Continued participation in coalition is a crime, says Shas Council of Torah Sages

Council denounces government for its policies toward Torah students and the poor.

Haredi protest in Jerusalem 390 (photo credit: Marc Israel Sellem/The Jerusalem Post)
Haredi protest in Jerusalem 390
(photo credit: Marc Israel Sellem/The Jerusalem Post)
The Shas Council of Torah Sages harshly denounced the government on Wednesday night for its policies toward Torah students and the poor, and said that participating in the coalition was akin to committing a crime.
It was the first time the four-member council convened since the death in October of Rabbi Ovadia Yosef, who served as the spiritual guide and ultimate leader of the Shas movement.
The council members – Yosef’s son and newly appointed member Rabbi David Yosef along with Rabbis Shalom Cohen, Shimon Badani and Moshe Maya – were briefed on political developments by Shas chairman Arye Deri and were then joined by the rest of the party’s MKs.

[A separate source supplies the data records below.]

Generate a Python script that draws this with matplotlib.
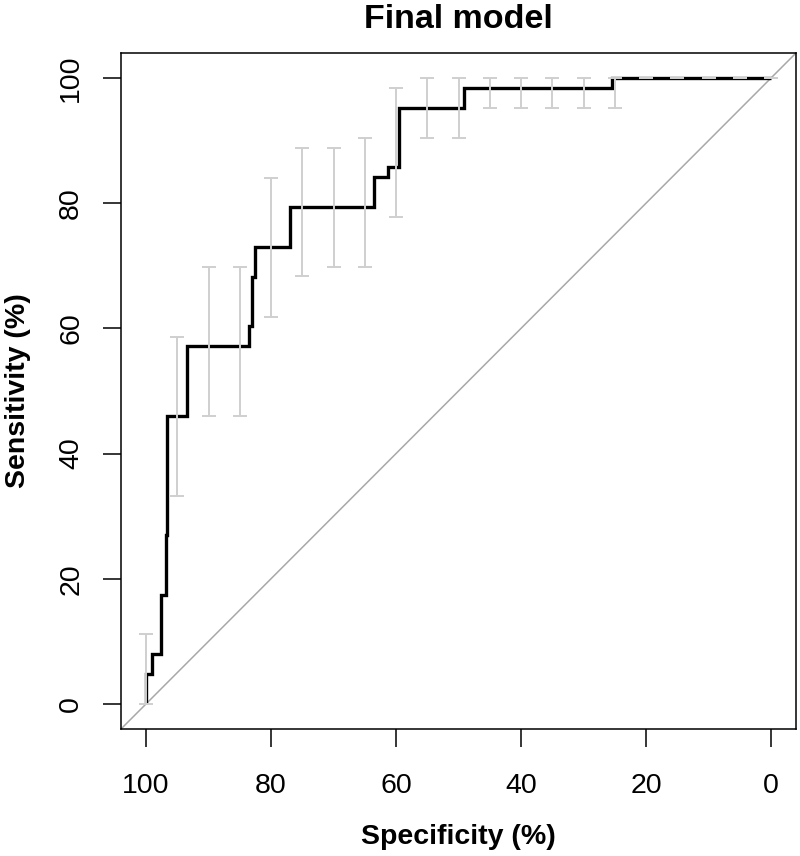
import matplotlib
matplotlib.use("Agg")
import matplotlib.pyplot as plt
from matplotlib.transforms import IdentityTransform

# ROC curve corner points (specificity %, sensitivity %)
roc_spec = [100, 100, 99.1, 99.1, 97.6, 97.6, 96.8, 96.8, 96.7, 96.7, 93.4, 93.4,
            83.6, 83.6, 83.0, 83.0, 82.5, 82.5, 77.0, 77.0, 63.6, 63.6, 61.3, 61.3,
            59.6, 59.6, 49.2, 49.2, 25.4, 25.4, 0]
roc_sens = [0, 4.76, 4.76, 7.94, 7.94, 17.46, 17.46, 26.98, 26.98, 46.03, 46.03, 57.14,
            57.14, 60.32, 60.32, 68.25, 68.25, 73.02, 73.02, 79.37, 79.37, 84.13, 84.13, 85.71,
            85.71, 95.24, 95.24, 98.41, 98.41, 100, 100]

# Confidence intervals of sensitivity at given specificities
ci_spec = [100, 95, 90, 85, 80, 75, 70, 65, 60, 55, 50, 45, 40, 35, 30, 25, 20, 15, 10, 5, 0]
ci_low = [0, 33.3, 46.0, 46.0, 61.9, 68.3, 69.8, 69.8, 77.8, 90.5, 90.5, 95.2, 95.2, 95.2,
          95.2, 95.2, 100, 100, 100, 100, 100]
ci_high = [11.1, 58.7, 69.8, 69.8, 84.1, 88.9, 88.9, 90.5, 98.4, 100, 100, 100, 100, 100,
           100, 100, 100, 100, 100, 100, 100]

x_ticks = [100, 80, 60, 40, 20, 0]
y_ticks = [0, 20, 40, 60, 80, 100]

plt.rcParams['font.family'] = ['Liberation Sans', 'DejaVu Sans']

W, H = 800, 856
fig = plt.figure(figsize=(W / 100, H / 100), dpi=100)
ax = fig.add_axes([121 / W, (H - 729) / H, 675 / W, 676 / H])

ax.set_xlim(104, -4)
ax.set_ylim(-4, 104)

# identity line
ax.plot([104, -4], [-4, 104], color='#A8A8A8', lw=1.1, zorder=1)

# ROC curve
ax.plot(roc_spec, roc_sens, color='black', lw=2.4, zorder=2,
        solid_joinstyle='miter', solid_capstyle='butt')

# CI bars
mid = [(l + h) / 2 for l, h in zip(ci_low, ci_high)]
err = [(h - l) / 2 for l, h in zip(ci_low, ci_high)]
ax.errorbar(ci_spec, mid, yerr=err, fmt='none', ecolor='#CFCFCF', elinewidth=1.4,
            capsize=4.8, capthick=1.4, zorder=3)

ax.set_xticks(x_ticks)
ax.set_xticklabels([str(v) for v in x_ticks])
ax.set_yticks(y_ticks)
ax.set_yticklabels([str(v) for v in y_ticks], rotation=90, va='center')

for sp in ax.spines.values():
    sp.set_linewidth(1.1)
ax.tick_params(axis='both', length=13, width=1.1, labelsize=20.5, color='black')
ax.tick_params(axis='x', pad=18.5)
ax.tick_params(axis='y', pad=13.5)

tr = IdentityTransform()
def px(x, y):
    return x, H - y

fig.text(*px(458, 28), 'Final model', transform=tr, ha='center', va='baseline',
         fontsize=24.5, fontweight='bold')
fig.text(*px(458, 844), 'Specificity (%)', transform=tr, ha='center', va='baseline',
         fontsize=20.5, fontweight='bold')
fig.text(*px(25, 391), 'Sensitivity (%)', transform=tr, ha='center', va='baseline',
         fontsize=20.5, fontweight='bold', rotation=90, rotation_mode='anchor')

fig.savefig('out.png', dpi=100)
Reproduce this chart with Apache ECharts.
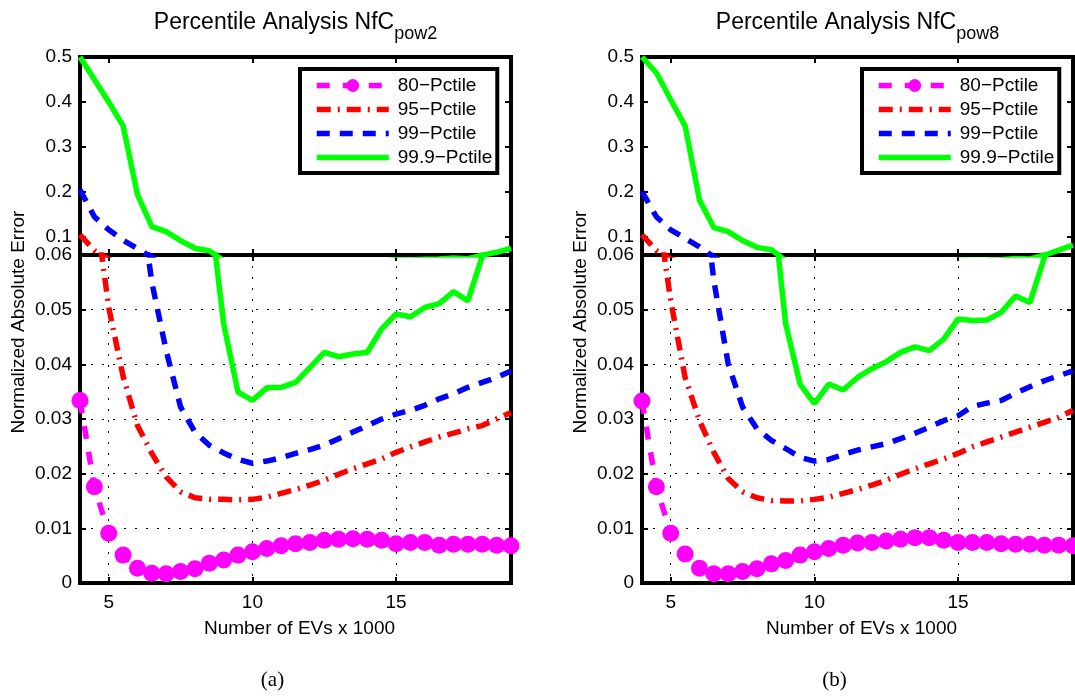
<!DOCTYPE html>
<html>
<head>
<meta charset="utf-8">
<script src="https://cdn.jsdelivr.net/npm/echarts@6/dist/echarts.min.js"></script>
<style>html,body{margin:0;padding:0;background:#fff}#c{width:1075px;height:696px}</style>
</head>
<body>
<div id="c"></div>
<script>
// ---- data ----
const evs = [4,4.5,5,5.5,6,6.5,7,7.5,8,8.5,9,9.5,10,10.5,11,11.5,12,12.5,13,13.5,14,14.5,15,15.5,16,16.5,17,17.5,18,18.5,19];
const seriesNames = ['80\u2212Pctile','95\u2212Pctile','99\u2212Pctile','99.9\u2212Pctile'];
const xTickVals = [5,10,15];
const yTickTop = [0.1,0.2,0.3,0.4,0.5];
const yTickBottom = [0,0.01,0.02,0.03,0.04,0.05,0.06];
const panelTitles = ['pow2','pow8'];
const panelTags = ['(a)','(b)'];

// panel (a) NfC_pow2
const p80a  = [0.0334,0.0176,0.0091,0.0051,0.0027,0.0018,0.0017,0.0021,0.0026,0.0036,0.0042,0.0051,0.0057,0.0063,0.0068,0.0072,0.0074,0.0078,0.0080,0.0081,0.0080,0.0078,0.0072,0.0074,0.0074,0.0069,0.0071,0.0071,0.0071,0.0069,0.0068];
const p95a  = [0.105,0.070,0.0504,0.0378,0.0288,0.0237,0.0194,0.0167,0.0156,0.0153,0.0153,0.0152,0.0153,0.0157,0.0164,0.0171,0.0179,0.0188,0.0199,0.0209,0.0218,0.0227,0.0239,0.0249,0.0258,0.0267,0.0274,0.0282,0.0288,0.0300,0.0312];
const p99a  = [0.205,0.145,0.116,0.093,0.074,0.055,0.0425,0.0322,0.0276,0.0252,0.0238,0.0226,0.0219,0.0223,0.0229,0.0237,0.0244,0.0252,0.0264,0.0276,0.0288,0.0300,0.0309,0.0316,0.0325,0.0337,0.0346,0.0358,0.0367,0.0376,0.0388];
const p999a = [0.5,0.45,0.40,0.347,0.194,0.123,0.112,0.092,0.075,0.0695,0.0474,0.0349,0.0334,0.0357,0.0358,0.0367,0.0394,0.0422,0.0414,0.0419,0.0422,0.0465,0.0492,0.0487,0.0504,0.0511,0.0533,0.0516,0.0598,0.066,0.075];

// panel (b) NfC_pow8
const p80b  = [0.0333,0.0176,0.0091,0.0053,0.0027,0.0017,0.0017,0.0021,0.0026,0.0035,0.0041,0.0051,0.0057,0.0063,0.0069,0.0073,0.0074,0.0077,0.0080,0.0083,0.0083,0.0078,0.0074,0.0074,0.0074,0.0072,0.0071,0.0071,0.0069,0.0069,0.0068];
const p95b  = [0.105,0.070,0.0516,0.0376,0.0297,0.0239,0.0191,0.0167,0.0156,0.0151,0.0150,0.0150,0.0153,0.0157,0.0164,0.0171,0.0179,0.0188,0.0199,0.0209,0.0218,0.0227,0.0237,0.0249,0.0258,0.0267,0.0276,0.0285,0.0294,0.0303,0.0316];
const p99b  = [0.201,0.145,0.116,0.097,0.078,0.0553,0.0401,0.0322,0.0282,0.0261,0.0246,0.0230,0.0223,0.0226,0.0235,0.0243,0.0249,0.0255,0.0264,0.0274,0.0285,0.0297,0.0306,0.0323,0.0329,0.0334,0.0347,0.0359,0.0370,0.0379,0.0388];
const p999b = [0.5,0.465,0.405,0.347,0.182,0.121,0.112,0.092,0.077,0.072,0.0474,0.0364,0.0328,0.0364,0.0353,0.0376,0.0392,0.0405,0.0422,0.0432,0.0425,0.0446,0.0483,0.0480,0.0481,0.0495,0.0525,0.0513,0.0595,0.071,0.082];

// ---- layout / style ----
const FONT = '"Liberation Sans", Arial, Helvetica, sans-serif';
const SERIF = '"Liberation Serif", "DejaVu Serif", serif';
const panels = [
  {left: 80,  values: [p80a, p95a, p99a, p999a]},
  {left: 642, values: [p80b, p95b, p99b, p999b]}
];
const PW = 431, TOP = 57, BRK = 255, BOT = 583;
const looks = [
  {color:'#ff00ff', type:[13,13], symbol:'circle'},
  {color:'#ff0000', type:[14,7,2,7], symbol:'none'},
  {color:'#0000ff', type:[13,10], symbol:'none'},
  {color:'#00ff00', type:'solid', symbol:'none'}
];

const grid = [], xAxis = [], yAxis = [], series = [], legend = [], graphic = [];

panels.forEach((p, pi) => {
  [0,1].forEach(sec => { // 0 = upper (0.06-0.5), 1 = lower (0-0.06)
    const gi = grid.length;
    grid.push({left: p.left, top: sec === 0 ? TOP : BRK, width: PW,
      height: sec === 0 ? BRK - TOP : BOT - BRK,
      show: true, borderColor: '#000', borderWidth: 4, backgroundColor: 'transparent',
      outerBoundsMode: 'none', containLabel: false});
    ['bottom','top'].forEach(pos => {
      const main = pos === 'bottom' && sec === 1;
      xAxis.push({type:'value', gridIndex: gi, position: pos, min: 4, max: 19,
        axisLine:{show:false, onZero:false},
        axisTick:{show:true, inside:true, length:6, customValues: xTickVals, lineStyle:{color:'#000', width:2}},
        axisLabel:{show: main, customValues: xTickVals, color:'#000', fontSize:19, fontFamily:FONT, margin:10},
        splitLine:{show: main, lineStyle:{color:'#000', width:1, type:[2,9]}}});
    });
    ['left','right'].forEach(pos => {
      const ticks = sec === 0 ? yTickTop : yTickBottom;
      yAxis.push({type:'value', gridIndex: gi, position: pos,
        min: sec === 0 ? 0.06 : 0, max: sec === 0 ? 0.5 : 0.06,
        axisLine:{show:false, onZero:false},
        axisTick:{show:true, inside:true, length:6, customValues: ticks, lineStyle:{color:'#000', width:2}},
        axisLabel:{show: pos === 'left', customValues: ticks, color:'#000', fontSize:19, fontFamily:FONT, margin:8},
        splitLine:{show: pos === 'left' && sec === 1, lineStyle:{color:'#000', width:1, type:[2,9]}}});
    });
    p.values.forEach((vals, k) => {
      const lk = looks[k];
      series.push({type:'line', name: seriesNames[k], xAxisIndex: gi*2, yAxisIndex: gi*2,
        data: evs.map((x, i) => [x, vals[i]]), clip: true,
        symbol: lk.symbol, symbolSize: 17, showSymbol: lk.symbol !== 'none',
        itemStyle:{color: lk.color, borderWidth: 0},
        lineStyle:{color: lk.color, width: 5.5, type: lk.type, cap:'butt'},
        emphasis:{disabled:true}, silent:true, animation:false, z: 2 + k});
    });
  });
  legend.push({left: p.left + 220, top: 69, orient:'vertical',
    data: seriesNames.map((n, k) => k === 0 ? {name: n} : {name: n, itemStyle:{opacity: 0}}),
    itemWidth: 72, itemHeight: 16, itemGap: 5, padding:[7,5,6,14],
    lineStyle:{width: 5.5},
    borderColor:'#000', borderWidth:4, backgroundColor:'#fff', selectedMode:false, z: 10,
    textStyle:{fontSize:19, fontFamily:FONT, color:'#000', padding:[0,0,0,4]}});
  const cx = p.left + PW / 2;
  graphic.push({type:'text', x: cx, y: 11, z: 10, style:{
    text: '{m|Percentile Analysis NfC}{s|' + panelTitles[pi] + '}',
    rich: {m:{fontSize:23, fontFamily:FONT, lineHeight:23, verticalAlign:'top', fill:'#000'},
           s:{fontSize:18, fontFamily:FONT, lineHeight:18, padding:[14,0,0,0], verticalAlign:'top', fill:'#000'}},
    align:'center', verticalAlign:'top', fill:'#000'}});
  graphic.push({type:'text', x: p.left - 61, y: 322, rotation: Math.PI/2, z: 10, style:{
    text:'Normalized Absolute Error', fontSize:19, fontFamily:FONT, fill:'#000', align:'center', verticalAlign:'middle'}});
  graphic.push({type:'text', x: cx + 4, y: 629, z: 10, style:{
    text:'Number of EVs x 1000', fontSize:19, fontFamily:FONT, fill:'#000', align:'center', verticalAlign:'middle'}});
  graphic.push({type:'text', x: cx - 23, y: 680, z: 10, style:{
    text: panelTags[pi], fontSize:21, fontFamily:SERIF, fill:'#000', align:'center', verticalAlign:'middle'}});
});

const chart = echarts.init(document.getElementById('c'), null, {renderer:'canvas'});
chart.setOption({animation:false, backgroundColor:'#fff', grid, xAxis, yAxis, series, legend, graphic});
</script>
</body>
</html>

In a statement released to the media by Shas after the meeting, the council declared that the government was not acting with appropriate respect for Jewish tradition, and bitterly criticized its social policies.
“It is clear that a government that does not know how to behave with the fitting respect toward the Torah and traditions of Israel will not know how to behave with dignity and mercy toward the elderly, children and the sectors of society in crisis who are crying out for help,” the rabbis said.
“The Council of Torah Sages sees every member of the government as responsible for this serious situation. Continuing to sit in and cooperate with a government which acts mercilessly toward the weak and toward religious people is like a crime, and every member [of the government] bears equal responsibility for it.”
The council pointed to government legislation currently in committee designed to dramatically increase haredi enlistment in the army.
“The council is utterly opposed to any compromise in relation to the drafting of those who study Torah and demands that the government immediately establish arrangements to enable them to continue striving in their Torah studies, which the existence of the Jewish people in the Land of Israel depends upon,” they said.
Despite the harsh language of the council’s statement, the Shas party has previously been somewhat flexible on the issue of enlistment, with MKs tacitly recognizing that many registered yeshiva students fail to engage in their studies.
During the previous government, senior Shas MK Ariel Attias, then housing and construction minister, was involved in negotiations that he said would have led to the enlistment of 60 percent of the potential draft of haredi male youth every year.
And just a few weeks ago, Attias said during a hearing of the Knesset Special Committee on Haredi Enlistment that is reviewing the government bill on the matter that although Shas and United Torah Judaism would never support such a law, if it was formulated and worded in a “fair” manner, the haredi rabbinic and political leadership would not fiercely oppose it.
The special committee is edging closer to completing the review process on government legislation to draft haredi men into military and national service programs.
Although the original bill stipulated that haredi men, like all other Jewish men, will be subject to possible imprisonment for refusing to serve in the IDF, an ongoing argument is being conducted within the committee on this issue Yesh Atid and its representative on the committee MK Ofer Shelah, insist that the provision remain part of the bill, while committee chairwoman and Bayit Yehudi MK Ayelet Shaked as well as other members of the panel instead advocate the imposition of financial penalties on anyone refusing to serve.
Until his death, Ovadia Yosef acted as president of the council.
His son David was appointed to the council in his place, but a new president has not been designated.
The council is nominally Shas’s supreme decision-making authority, although it was Ovadia Yosef who to all intents and purposes decided on major policy decisions, in conjunction with the advice he received from senior party leaders.
Since his death, decisions within the council are reached through discussion not only among the rabbis of the body but with the political leadership as well, according to one Shas insider.